## GIVEN EXERCISE
Can the data below be set down again exactly, line for line?
Start of GIVEN INFORMATION
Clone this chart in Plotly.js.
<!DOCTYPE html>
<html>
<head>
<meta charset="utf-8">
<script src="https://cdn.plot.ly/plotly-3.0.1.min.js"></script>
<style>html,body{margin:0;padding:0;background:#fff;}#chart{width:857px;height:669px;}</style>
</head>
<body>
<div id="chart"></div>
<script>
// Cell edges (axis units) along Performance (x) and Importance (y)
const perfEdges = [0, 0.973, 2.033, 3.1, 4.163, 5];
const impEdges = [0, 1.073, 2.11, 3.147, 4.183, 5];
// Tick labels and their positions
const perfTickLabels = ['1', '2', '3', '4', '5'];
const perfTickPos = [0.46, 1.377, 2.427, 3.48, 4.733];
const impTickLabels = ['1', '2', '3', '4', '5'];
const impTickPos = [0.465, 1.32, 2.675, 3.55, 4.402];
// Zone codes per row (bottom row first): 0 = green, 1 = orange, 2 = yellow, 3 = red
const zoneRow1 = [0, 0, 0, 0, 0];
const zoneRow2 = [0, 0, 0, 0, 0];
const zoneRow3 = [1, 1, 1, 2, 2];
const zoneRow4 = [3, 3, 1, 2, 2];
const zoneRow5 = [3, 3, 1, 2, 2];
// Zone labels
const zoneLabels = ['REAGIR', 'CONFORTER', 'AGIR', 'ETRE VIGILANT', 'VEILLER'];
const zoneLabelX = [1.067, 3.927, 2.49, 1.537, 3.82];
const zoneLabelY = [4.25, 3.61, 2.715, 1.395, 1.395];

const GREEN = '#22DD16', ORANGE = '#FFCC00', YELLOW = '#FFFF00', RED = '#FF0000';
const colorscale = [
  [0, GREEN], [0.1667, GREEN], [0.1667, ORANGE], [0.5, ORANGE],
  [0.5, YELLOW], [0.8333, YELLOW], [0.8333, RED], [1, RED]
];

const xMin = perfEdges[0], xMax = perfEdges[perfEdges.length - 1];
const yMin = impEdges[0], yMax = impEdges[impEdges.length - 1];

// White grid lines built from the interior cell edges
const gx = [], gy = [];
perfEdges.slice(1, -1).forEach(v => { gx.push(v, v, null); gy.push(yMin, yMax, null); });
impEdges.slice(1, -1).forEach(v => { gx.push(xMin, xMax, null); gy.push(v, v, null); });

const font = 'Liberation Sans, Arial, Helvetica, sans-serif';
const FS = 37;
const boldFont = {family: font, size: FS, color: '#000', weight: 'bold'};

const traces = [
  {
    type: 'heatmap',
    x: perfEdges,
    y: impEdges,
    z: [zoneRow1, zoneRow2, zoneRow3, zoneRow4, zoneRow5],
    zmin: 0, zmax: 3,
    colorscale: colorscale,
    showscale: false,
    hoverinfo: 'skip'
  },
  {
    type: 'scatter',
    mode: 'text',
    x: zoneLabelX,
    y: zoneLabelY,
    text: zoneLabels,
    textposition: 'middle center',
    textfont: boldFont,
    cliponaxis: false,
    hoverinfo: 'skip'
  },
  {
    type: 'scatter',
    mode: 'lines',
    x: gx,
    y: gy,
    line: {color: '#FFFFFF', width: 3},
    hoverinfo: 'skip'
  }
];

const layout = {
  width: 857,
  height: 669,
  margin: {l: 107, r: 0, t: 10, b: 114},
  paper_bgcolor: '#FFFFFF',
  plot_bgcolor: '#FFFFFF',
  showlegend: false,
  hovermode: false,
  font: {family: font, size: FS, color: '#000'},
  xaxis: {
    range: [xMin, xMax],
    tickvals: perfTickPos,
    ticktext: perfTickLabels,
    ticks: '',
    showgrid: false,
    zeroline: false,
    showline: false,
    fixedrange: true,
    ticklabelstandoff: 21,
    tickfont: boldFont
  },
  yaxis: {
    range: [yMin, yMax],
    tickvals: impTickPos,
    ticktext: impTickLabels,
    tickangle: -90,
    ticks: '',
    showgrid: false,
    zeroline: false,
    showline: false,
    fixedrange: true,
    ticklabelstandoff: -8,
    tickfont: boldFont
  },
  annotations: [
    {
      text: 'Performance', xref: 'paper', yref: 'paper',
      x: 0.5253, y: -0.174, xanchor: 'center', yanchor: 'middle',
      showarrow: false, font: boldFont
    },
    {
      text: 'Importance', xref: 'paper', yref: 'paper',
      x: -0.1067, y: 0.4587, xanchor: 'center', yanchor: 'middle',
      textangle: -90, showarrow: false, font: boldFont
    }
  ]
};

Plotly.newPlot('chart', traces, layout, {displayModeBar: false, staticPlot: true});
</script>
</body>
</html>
End of GIVEN INFORMATION
## OUTPUT OF THE EXERCISE
Clone this chart in Plotly.js.
<!DOCTYPE html>
<html>
<head>
<meta charset="utf-8">
<script src="https://cdn.plot.ly/plotly-3.0.1.min.js"></script>
<style>html,body{margin:0;padding:0;background:#fff;}#chart{width:857px;height:669px;}</style>
</head>
<body>
<div id="chart"></div>
<script>
// Cell edges (axis units) along Performance (x) and Importance (y)
const perfEdges = [0, 0.973, 2.033, 3.1, 4.163, 5];
const impEdges = [0, 1.073, 2.11, 3.147, 4.183, 5];
// Tick labels and their positions
const perfTickLabels = ['1', '2', '3', '4', '5'];
const perfTickPos = [0.46, 1.377, 2.427, 3.48, 4.733];
const impTickLabels = ['1', '2', '3', '4', '5'];
const impTickPos = [0.465, 1.32, 2.675, 3.55, 4.402];
// Zone codes per row (bottom row first): 0 = green, 1 = orange, 2 = yellow, 3 = red
const zoneRow1 = [0, 0, 0, 0, 0];
const zoneRow2 = [0, 0, 0, 0, 0];
const zoneRow3 = [1, 1, 1, 2, 2];
const zoneRow4 = [3, 3, 1, 2, 2];
const zoneRow5 = [3, 3, 1, 2, 2];
// Zone labels
const zoneLabels = ['REAGIR', 'CONFORTER', 'AGIR', 'ETRE VIGILANT', 'VEILLER'];
const zoneLabelX = [1.067, 3.927, 2.49, 1.537, 3.82];
const zoneLabelY = [4.25, 3.61, 2.715, 1.395, 1.395];

const GREEN = '#22DD16', ORANGE = '#FFCC00', YELLOW = '#FFFF00', RED = '#FF0000';
const colorscale = [
  [0, GREEN], [0.1667, GREEN], [0.1667, ORANGE], [0.5, ORANGE],
  [0.5, YELLOW], [0.8333, YELLOW], [0.8333, RED], [1, RED]
];

const xMin = perfEdges[0], xMax = perfEdges[perfEdges.length - 1];
const yMin = impEdges[0], yMax = impEdges[impEdges.length - 1];

// White grid lines built from the interior cell edges
const gx = [], gy = [];
perfEdges.slice(1, -1).forEach(v => { gx.push(v, v, null); gy.push(yMin, yMax, null); });
impEdges.slice(1, -1).forEach(v => { gx.push(xMin, xMax, null); gy.push(v, v, null); });

const font = 'Liberation Sans, Arial, Helvetica, sans-serif';
const FS = 37;
const boldFont = {family: font, size: FS, color: '#000', weight: 'bold'};

const traces = [
  {
    type: 'heatmap',
    x: perfEdges,
    y: impEdges,
    z: [zoneRow1, zoneRow2, zoneRow3, zoneRow4, zoneRow5],
    zmin: 0, zmax: 3,
    colorscale: colorscale,
    showscale: false,
    hoverinfo: 'skip'
  },
  {
    type: 'scatter',
    mode: 'text',
    x: zoneLabelX,
    y: zoneLabelY,
    text: zoneLabels,
    textposition: 'middle center',
    textfont: boldFont,
    cliponaxis: false,
    hoverinfo: 'skip'
  },
  {
    type: 'scatter',
    mode: 'lines',
    x: gx,
    y: gy,
    line: {color: '#FFFFFF', width: 3},
    hoverinfo: 'skip'
  }
];

const layout = {
  width: 857,
  height: 669,
  margin: {l: 107, r: 0, t: 10, b: 114},
  paper_bgcolor: '#FFFFFF',
  plot_bgcolor: '#FFFFFF',
  showlegend: false,
  hovermode: false,
  font: {family: font, size: FS, color: '#000'},
  xaxis: {
    range: [xMin, xMax],
    tickvals: perfTickPos,
    ticktext: perfTickLabels,
    ticks: '',
    showgrid: false,
    zeroline: false,
    showline: false,
    fixedrange: true,
    ticklabelstandoff: 21,
    tickfont: boldFont
  },
  yaxis: {
    range: [yMin, yMax],
    tickvals: impTickPos,
    ticktext: impTickLabels,
    tickangle: -90,
    ticks: '',
    showgrid: false,
    zeroline: false,
    showline: false,
    fixedrange: true,
    ticklabelstandoff: -8,
    tickfont: boldFont
  },
  annotations: [
    {
      text: 'Performance', xref: 'paper', yref: 'paper',
      x: 0.5253, y: -0.174, xanchor: 'center', yanchor: 'middle',
      showarrow: false, font: boldFont
    },
    {
      text: 'Importance', xref: 'paper', yref: 'paper',
      x: -0.1067, y: 0.4587, xanchor: 'center', yanchor: 'middle',
      textangle: -90, showarrow: false, font: boldFont
    }
  ]
};

Plotly.newPlot('chart', traces, layout, {displayModeBar: false, staticPlot: true});
</script>
</body>
</html>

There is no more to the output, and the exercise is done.